Literatur
Ernst & Young, Worldwide VAT, GST and Sales Tax Guide 2022 und 2023.
1 Einführung
Rz. 1
Stand: 6. A. – ET: 07/2024
In den Vereinigten Staaten von Amerika (USA) gibt es kein Mehrwertsteuersystem. Auf Bundesebene wird auch keine vergleichbare allgemeine Verkehrssteuer erhoben.
2 Sales Tax und Use Tax
Rz. 2
Stand: 6. A. – ET: 07/2024
Die einzelnen Bundesstaaten der USA erheben i. d. R. eine sog. Sales Tax. Dabei handelt es sich um eine umsatzorientierte Verkehrssteuer, die regelmäßig nur bei Umsätzen mit Letztverbrauchern im entsprechenden Bundesstaat erhoben wird, d. h., dies ist keine Allphasen-Mehrwertsteuer nach dem EU-System.
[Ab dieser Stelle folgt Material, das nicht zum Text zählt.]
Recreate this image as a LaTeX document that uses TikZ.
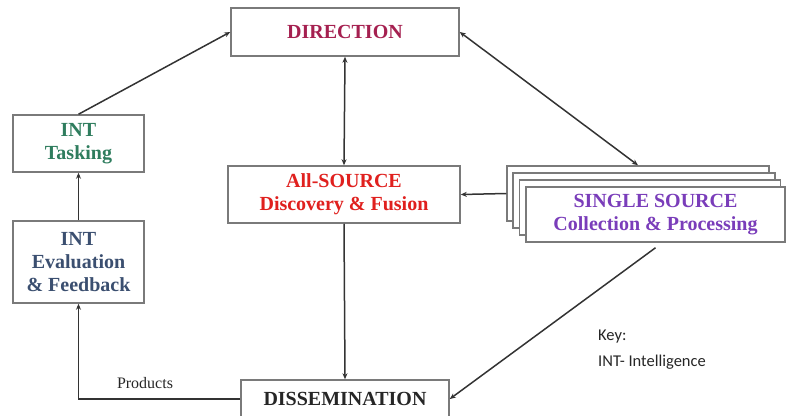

Da jeder Bundesstaat autonom entscheidet, ob und in welchem Umfang er eine Besteuerung vornehmen will, ist für die Prüfung der Rechtslage auf die Steuergesetze des jeweiligen Bundesstaats zu verweisen.
Rz. 3
Stand: 6. A. – ET: 07/2024
Aktuell erheben 45 der 50 US Bundesstaaten sowie der District of Columbia und Puerto Rico eine Sales Tax. Einzelne Überseegebiete der USA haben ebenfalls Sales-Tax-Gesetze erlassen.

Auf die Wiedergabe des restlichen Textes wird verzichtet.